Although she said they planned to spend some time apart this time, Carol’s first visit to Erie had her sold. Carol Hayes said she drove to all four campuses in Erie, dropping off her portfolio and resume.
Edinboro University called her the next day with a job offer.
“You know how they always talk about holding the receiver out in movies,” Hayes said. “I actually did that, like ‘say that again?”
At that point, the Hayeses decided to stay in Erie and rented an apartment overlooking the bay where they could watch the sunrise and sunset, Carol Hayes said.
“After she [Carol] came to here, talk of tuition remission came about, and I finished my degree,” Phil Hayes said.

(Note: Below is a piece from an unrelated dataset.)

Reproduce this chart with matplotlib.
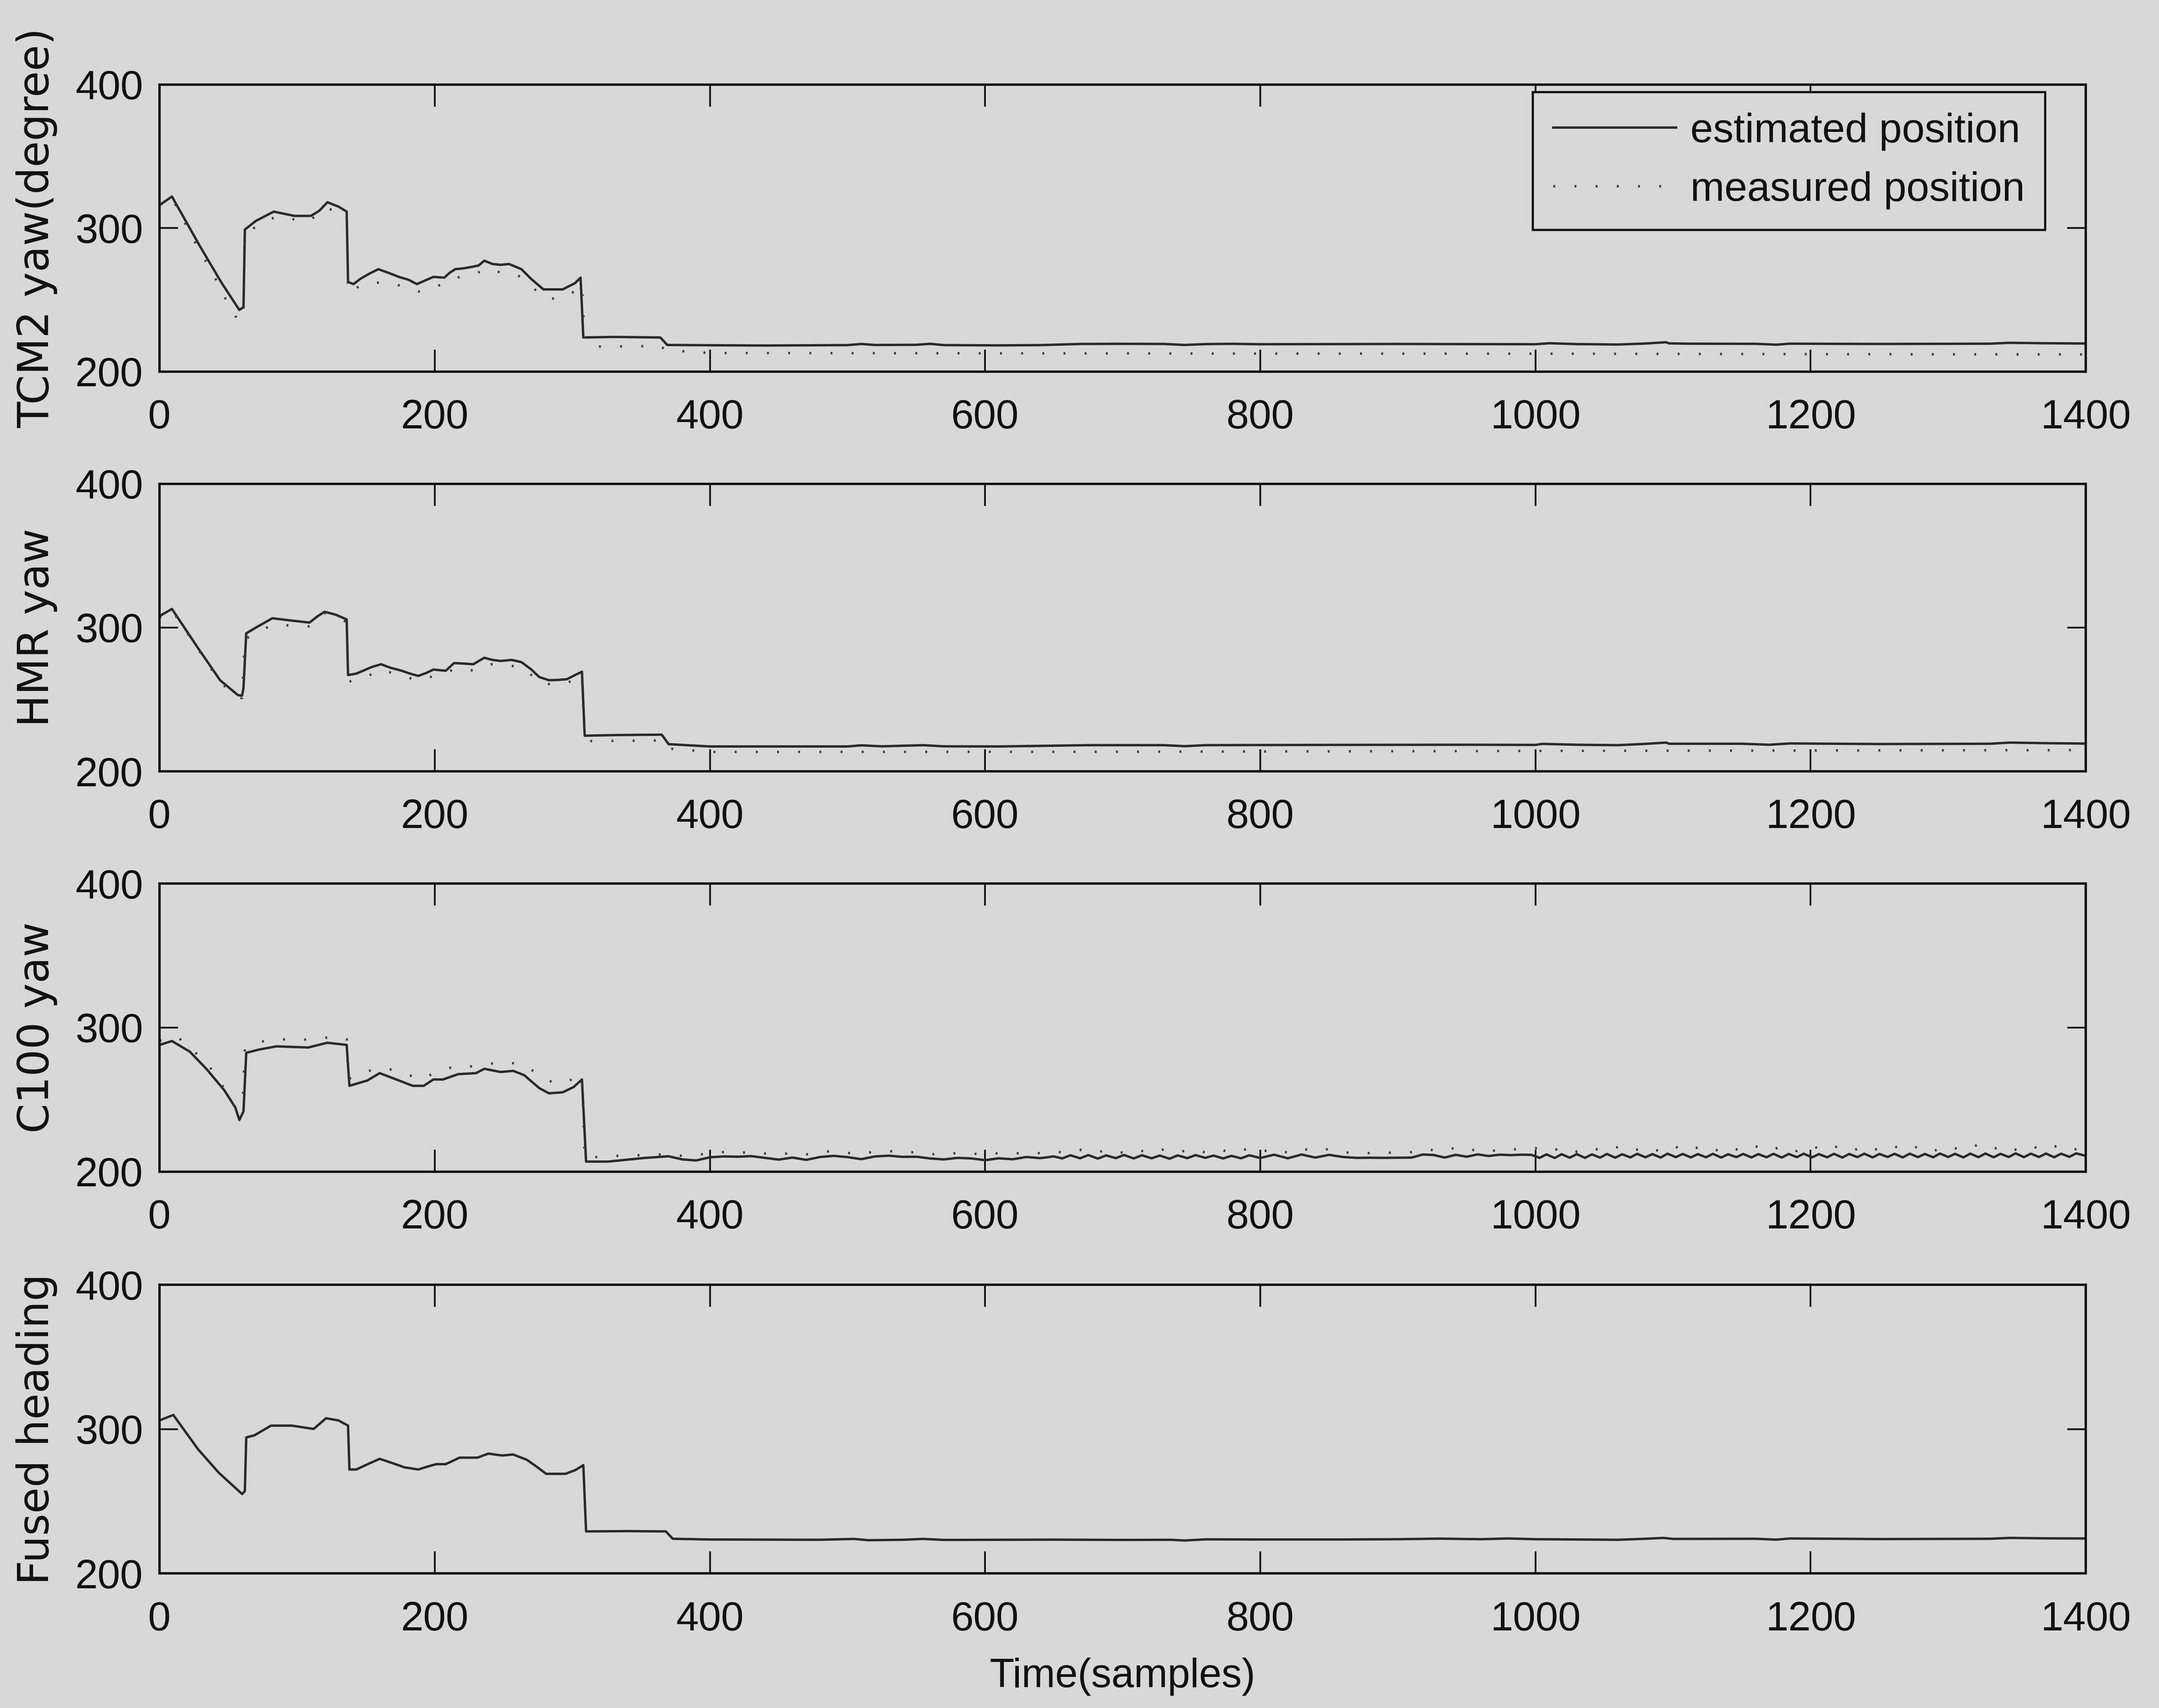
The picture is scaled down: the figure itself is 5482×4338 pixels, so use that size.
import matplotlib
matplotlib.use("Agg")
import matplotlib.pyplot as plt
from matplotlib import font_manager

# ---------------------------------------------------------------- data
x_ticks = [0, 200, 400, 600, 800, 1000, 1200, 1400]
y_ticks = [200, 300, 400]
panel_labels = ["TCM2 yaw(degree)", "HMR yaw", "C100 yaw", "Fused heading"]
legend_labels = ["estimated position", "measured position"]
x_label = "Time(samples)"

# TCM2 compass
tcm2_est_t = [0, 9, 29, 45, 58, 61, 62, 70, 83, 98, 110, 116, 122, 130, 136, 137, 141, 146, 152,
              159, 166, 174, 181, 187, 193, 199, 207, 211, 215, 221, 227, 232, 236, 242, 248, 254,
              263, 270, 279, 287, 293, 302, 306, 308, 330, 364, 369, 400, 440, 500, 510, 520, 550,
              560, 570, 610, 640, 670, 700, 730, 745, 760, 780, 800, 900, 1000, 1010, 1030, 1060,
              1080, 1095, 1097, 1110, 1160, 1175, 1185, 1250, 1330, 1345, 1370, 1400]
tcm2_est = [316, 322, 288, 262, 243, 245, 299, 305, 311.5, 308.5, 308.5, 312, 318, 315, 311.5,
            262.5, 261, 264.7, 268, 271.4, 269, 266, 264, 261, 263.5, 266, 265.5, 269, 271.4, 272,
            273, 274, 277.3, 275, 274.4, 275, 271.4, 264.7, 257.3, 257.3, 257.3, 261.7, 265.5,
            223.8, 224.2, 223.8, 218.6, 218.4, 218.2, 218.5, 219.3, 218.6, 218.7, 219.4, 218.5,
            218.3, 218.5, 219.3, 219.4, 219.3, 218.6, 219.2, 219.4, 219.1, 219.3, 219.1, 219.8,
            219.2, 218.9, 219.6, 220.5, 219.7, 219.5, 219.4, 218.8, 219.5, 219.3, 219.5, 220.1,
            219.8, 219.6]
tcm2_meas_t = [0, 9, 23, 40, 51, 57, 60, 61, 62, 75, 85, 98, 109, 120, 131, 136, 137, 139, 145,
               155, 166, 177, 188, 202, 215, 227, 238, 248, 260, 271, 281, 292, 304, 307, 309, 318,
               364, 368, 400, 600, 800, 1000, 1200, 1400]
tcm2_meas = [316, 321, 295, 266, 245, 236, 235.6, 240, 296, 304, 308, 306, 305, 314, 311.5, 309,
             256, 254.5, 259.7, 262, 262, 259.5, 255.8, 259.6, 265.5, 267, 272, 269, 267.6, 258.7,
             250.6, 251.3, 257, 260, 220, 217.5, 217.8, 215, 213, 212.8, 212.6, 212.5, 212.2,
             212.0]

# HMR compass
hmr_est_t = [0, 9, 28, 44, 57, 60, 61, 63, 70, 82, 95, 109, 115, 120, 128, 136, 137, 143, 148,
             154, 161, 168, 176, 182, 188, 194, 199, 208, 214, 221, 228, 236, 242, 248, 256, 263,
             270, 276, 283, 290, 296, 302, 307, 309, 330, 350, 365, 370, 400, 500, 510, 525, 555,
             570, 610, 675, 730, 745, 760, 850, 950, 1000, 1005, 1030, 1060, 1080, 1095, 1097,
             1150, 1170, 1185, 1250, 1330, 1345, 1370, 1400]
hmr_est = [308, 313, 285.7, 263.4, 253, 252.7, 258, 296, 300, 306.5, 305, 303.5, 308, 311, 309,
           305.7, 267, 268, 270, 272.5, 274.5, 272, 270, 268, 266.4, 268.5, 270.8, 270, 275.3,
           275, 274.5, 279, 277.5, 276.8, 277.5, 276, 271, 265.6, 263.4, 263.6, 264.1, 267, 269.3,
           224.8, 225.2, 225.4, 225.5, 218.9, 217.3, 217.3, 218.1, 217.4, 218.2, 217.4, 217.3,
           218.2, 218.2, 217.5, 218.2, 218.4, 218.5, 218.4, 219.1, 218.5, 218.2, 219.1, 220.0,
           219.2, 219.2, 218.5, 219.4, 219.0, 219.2, 220.0, 219.6, 219.3]
hmr_meas_t = [0, 9, 28, 44, 57, 60, 62, 70, 82, 95, 109, 120, 136, 137, 139, 150, 161, 174, 187,
              203, 216, 229, 241, 254, 265, 277, 291, 302, 307, 309, 365, 370, 400, 700, 1000,
              1400]
hmr_meas = [307, 312, 285, 262, 251, 251, 292, 296, 302, 301.5, 301, 310, 304, 263, 262.7, 265.6,
            270.8, 267, 263.4, 267, 271.6, 270, 274.5, 273.8, 271.6, 261, 260.4, 263.4, 266, 221,
            221.5, 215.9, 213.5, 213.6, 214.2, 214.8]

# C100 compass
c100_est_t = [0, 9, 22, 34, 47, 55, 58, 61, 63, 72, 85, 108, 122, 136, 138, 151, 160, 174, 184,
              192, 199, 206, 217, 230, 236, 248, 257, 265, 276, 283, 293, 301, 307, 310, 326, 352,
              370, 380, 390, 400, 410, 420, 430, 440, 450, 460, 470, 480, 490, 500, 510, 520, 530,
              540, 550, 560, 570, 580, 590, 600, 610, 620, 630, 640, 650, 656, 662, 669, 675, 682,
              688, 695, 701, 708, 714, 721, 727, 734, 740, 747, 753, 760, 766, 773, 779, 786, 792,
              800, 810, 820, 830, 840, 850, 860, 870, 880, 890, 900, 910, 918, 926, 934, 942, 950,
              958, 966, 974, 982, 990, 997, 1003, 1008, 1014, 1019, 1025, 1030, 1036, 1041, 1047,
              1052, 1058, 1063, 1069, 1074, 1080, 1085, 1091, 1096, 1102, 1107, 1113, 1118, 1124,
              1129, 1135, 1140, 1146, 1151, 1157, 1162, 1168, 1173, 1179, 1184, 1190, 1195, 1201,
              1206, 1212, 1217, 1223, 1228, 1234, 1239, 1245, 1250, 1256, 1261, 1267, 1272, 1278,
              1283, 1289, 1294, 1300, 1305, 1311, 1316, 1322, 1327, 1333, 1338, 1344, 1349, 1355,
              1360, 1366, 1371, 1377, 1382, 1388, 1393, 1400]
c100_est = [288, 290.7, 283.3, 271.4, 256.6, 244.7, 235.9, 241.8, 282.5, 284.7, 287, 286.2,
            289.5, 288, 259.6, 263.3, 268.4, 263.3, 259.6, 259.6, 264, 264, 267.7, 268.4, 271.4,
            269.2, 270, 267, 258, 254.4, 255.1, 258.8, 264, 207, 207, 209.5,
            210.7, 208.5, 207.8, 210.0, 210.6, 210.4, 210.8, 209.6, 208.4, 209.8, 208.2, 210.2,
            211.0, 210.1, 208.7, 210.6, 211.1, 210.3, 210.4, 209.2, 208.5, 209.6, 209.2, 208.0,
            209.3, 208.6, 210.2, 209.4, 210.6, 209.2, 211.4, 209.3, 211.5, 209.1, 211.3, 209.4,
            211.6, 209.2, 211.4, 209.3, 211.2, 209.0, 211.3, 209.4, 211.5, 209.6, 211.2, 209.2,
            211.0, 209.3, 211.4, 209.5, 211.8, 209.3, 211.9, 209.8, 211.7, 210.2, 209.6, 209.7,
            209.6, 209.7, 209.8, 211.9, 211.6, 209.8, 211.7, 210.4, 212.0, 210.9, 211.8, 211.5,
            211.8, 211.7, 209.6, 212.0, 209.5, 212.1, 209.7, 212.2, 209.6, 212.0, 209.8, 212.3,
            209.7, 212.1, 209.9, 212.4, 210.0, 212.2, 209.8, 212.5, 210.1, 212.3, 209.9, 212.2,
            210.0, 212.4, 209.8, 212.1, 210.1, 212.3, 209.9, 212.2, 210.0, 212.4, 209.8, 212.3,
            210.1, 212.5, 209.9, 212.2, 210.0, 212.4, 209.8, 212.3, 210.1, 212.5, 209.9, 212.3,
            210.2, 212.4, 209.9, 212.5, 210.1, 212.3, 210.0, 212.6, 210.2, 212.4, 209.9, 212.5,
            210.1, 212.6, 210.0, 212.4, 210.2, 212.7, 210.1, 212.5, 210.2, 212.6, 210.0, 212.5,
            210.3, 212.7, 211.0]
c100_meas_t = [0, 13, 22, 34, 43, 51, 57, 60, 62, 72, 86, 99, 113, 126, 136, 137, 141, 152, 164,
               178, 189, 202, 216, 229, 241, 254, 267, 278, 288, 300, 307, 309, 314, 328, 340, 354,
               367, 380, 390, 400, 410, 420, 430, 440, 450, 460, 470, 480, 490, 500, 510, 520, 530,
               540, 550, 560, 570, 580, 590, 600, 610, 620, 630, 640, 650, 660, 670, 680, 690, 700,
               710, 720, 730, 740, 750, 760, 770, 780, 790, 800, 810, 820, 830, 840, 850, 860, 870,
               880, 890, 900, 910, 920, 930, 940, 950, 960, 970, 980, 990, 1000, 1010, 1020, 1030,
               1040, 1050, 1060, 1070, 1080, 1090, 1100, 1110, 1120, 1130, 1140, 1150, 1160, 1170,
               1180, 1190, 1200, 1210, 1220, 1230, 1240, 1250, 1260, 1270, 1280, 1290, 1300, 1310,
               1320, 1330, 1340, 1350, 1360, 1370, 1380, 1390, 1400]
c100_meas = [291, 293.6, 286, 275.9, 264, 251.4, 240, 237, 285, 290, 292, 291.4, 292, 293.6, 292,
             264, 266.2, 270, 272, 268.4, 264, 269.2, 273.6, 273, 275, 275.9, 273, 265.5, 261,
             264, 267, 210, 210, 210.7, 211.4, 211.4, 212.1, 211.0, 211.4, 213.0, 213.6, 212.8,
             213.9, 212.6, 211.8, 213.2, 212.0, 213.8, 214.2, 213.0, 212.4, 214.0, 214.4, 213.2,
             213.6, 212.2, 212.0, 213.0, 212.6, 211.8, 212.9, 212.3, 213.6, 212.8, 214.0, 213.0,
             215.2, 212.9, 215.6, 213.1, 215.3, 213.0, 215.5, 213.2, 215.8, 213.4, 215.4, 213.1,
             215.7, 213.5, 216.0, 213.2, 216.2, 213.8, 215.9, 213.4, 213.0, 212.9, 213.1, 213.3,
             213.6, 215.8, 214.2, 216.1, 214.0, 216.3, 214.6, 216.0, 215.2, 216.4, 213.8, 217.0,
             213.9, 216.8, 214.1, 217.2, 214.0, 217.4, 214.3, 218.0, 214.2, 217.5, 214.4, 217.8,
             214.1, 217.6, 214.5, 217.9, 214.3, 218.2, 214.6, 217.7, 214.4, 218.0, 214.7, 217.8,
             214.5, 218.3, 214.6, 217.9, 214.8, 218.1, 214.6, 218.4, 214.9, 218.0, 214.7, 218.3,
             214.9, 217.5]

# fused heading
fused_t = [0, 10, 28, 43, 60, 62, 63, 69, 81, 96, 112, 121, 130, 137, 138, 143, 152, 160, 169,
           178, 188, 194, 201, 208, 218, 231, 239, 249, 257, 267, 274, 281, 288, 295, 302, 308,
           310, 340, 368, 373, 400, 480, 505, 515, 540, 555, 570, 650, 700, 735, 745, 760, 800,
           860, 900, 930, 960, 980, 1000, 1060, 1080, 1093, 1100, 1160, 1175, 1185, 1250, 1330,
           1345, 1370, 1400]
fused = [306, 309.8, 286, 269.8, 255, 257, 294.2, 295.7, 302.4, 302.4, 300.1, 307.5, 306, 302.4,
         272, 272, 276, 279.4, 276.5, 273.5, 272, 273.8, 275.7, 275.7, 280.2, 280.2, 283, 281.7,
         282.4, 278.7, 274, 269, 269, 269, 271.5, 275, 229.1, 229.3, 229.1, 224, 223.5, 223.3,
         223.9, 223.0, 223.3, 223.9, 223.2, 223.4, 223.2, 223.3, 222.8, 223.6, 223.5, 223.5,
         223.7, 224.1, 223.7, 224.2, 223.7, 223.3, 224.0, 224.6, 223.9, 224.0, 223.4, 224.2,
         223.8, 224.0, 224.6, 224.3, 224.2]

panels = [
    (tcm2_est_t, tcm2_est, tcm2_meas_t, tcm2_meas),
    (hmr_est_t, hmr_est, hmr_meas_t, hmr_meas),
    (c100_est_t, c100_est, c100_meas_t, c100_meas),
    (fused_t, fused, None, None),
]

# ---------------------------------------------------------------- style
PAPER = "#d8d8d8"
INK = "#111111"
LINE = "#2a2a2a"
DOTS = "#3c3c3c"

installed = {f.name for f in font_manager.fontManager.ttflist}
condensed = [n for n in ("Liberation Sans Narrow", "Arial Narrow", "DejaVu Sans Condensed")
             if n in installed]
if condensed:
    tick_family = [condensed[0], "Liberation Sans", "DejaVu Sans"]
    tick_size, xlab_size = 21.0, 21.4
else:
    tick_family = ["Liberation Sans", "DejaVu Sans"]
    tick_size, xlab_size = 18.6, 18.5
plt.rcParams["font.family"] = ["Liberation Sans", "DejaVu Sans"]

W, H, DPI = 5482, 4338, 400
fig = plt.figure(figsize=(W / DPI, H / DPI), dpi=DPI, facecolor=PAPER)

left, width = 0.0739, 0.8922
rects = [(0.7824, 0.1681), (0.5484, 0.1683), (0.3140, 0.1687), (0.0788, 0.1690)]

axes = []
for (bottom, height), label, (te, ve, tm, vm) in zip(rects, panel_labels, panels):
    ax = fig.add_axes([left, bottom, width, height])
    ax.set_facecolor("none")
    l_est, = ax.plot(te, ve, color=LINE, lw=1.1, solid_joinstyle="round",
                     label=legend_labels[0])
    l_meas = None
    if tm is not None:
        l_meas, = ax.plot(tm, vm, color=DOTS, lw=1.1, linestyle=(0, (0.8, 8.0)),
                          label=legend_labels[1])
    ax.set_xlim(0, 1400)
    ax.set_ylim(200, 400)
    ax.set_xticks(x_ticks)
    ax.set_yticks(y_ticks)
    ax.set_xticklabels([str(v) for v in x_ticks], family=tick_family, fontsize=tick_size)
    ax.set_yticklabels([str(v) for v in y_ticks], family=tick_family, fontsize=tick_size)
    ax.tick_params(axis="both", direction="in", top=True, right=True,
                   width=0.8, color=INK, labelcolor=INK)
    ax.tick_params(axis="x", length=10, pad=12.5)
    ax.tick_params(axis="y", length=8.5, pad=7.5)
    for sp in ax.spines.values():
        sp.set_linewidth(1.1)
        sp.set_color(INK)
    ax.set_ylabel(label, family=["DejaVu Sans"], fontsize=19.5, color=INK)
    ax.yaxis.set_label_coords(-0.053, 0.5)
    axes.append((ax, l_est, l_meas))

# legend in the top panel
ax0, h_est, h_meas = axes[0]
leg = ax0.legend([h_est, h_meas], legend_labels, loc="upper right",
                 bbox_to_anchor=(0.979, 0.974), borderaxespad=0.0,
                 prop={"family": ["Liberation Sans", "DejaVu Sans"], "size": 18.7},
                 frameon=True, fancybox=False, framealpha=1.0, facecolor=PAPER,
                 edgecolor=INK, borderpad=0.5, labelspacing=0.5,
                 handlelength=3.0, handletextpad=0.35)
leg.get_frame().set_linewidth(1.0)
for t in leg.get_texts():
    t.set_color(INK)

# shared time axis label under the bottom panel
ax_last = axes[-1][0]
ax_last.set_xlabel(x_label, family=tick_family, fontsize=xlab_size, color=INK)
ax_last.xaxis.set_label_coords(0.5, -0.292)

fig.savefig("out.png", dpi=DPI, facecolor=PAPER)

He said he received his Master of Public Administration in as little time possible, even though he refused to walk for fear he did not pass his statistics class. Hayes ended up receiving a B.
Before he started sharing an office with his wife at Gannon, Hayes had the chance to teach at Mercyhurst North East, where he taught composition classes.
Soon enough, there was an opening at Gannon that Phil Hayes applied for, and the two have been teaching their own classes ever since.
“I really like it,” Phil Hayes said. “Carol and I talk often about our students – not by name, because we don’t know all their names and we don’t share students – but we share experiences our students have.”
Carol Hayes said they made a pastime of grading papers—clearing off the dining room table and giving each other pointers. She said they notice their students express worry about not having a clear plan laid out for the future, but the Hayeses don’t believe in planning for everything.
“We never had a clue about where we’d end up,” Carol Hayes said. “Our lives are examples of how you can make it for decades without a plan in mind.”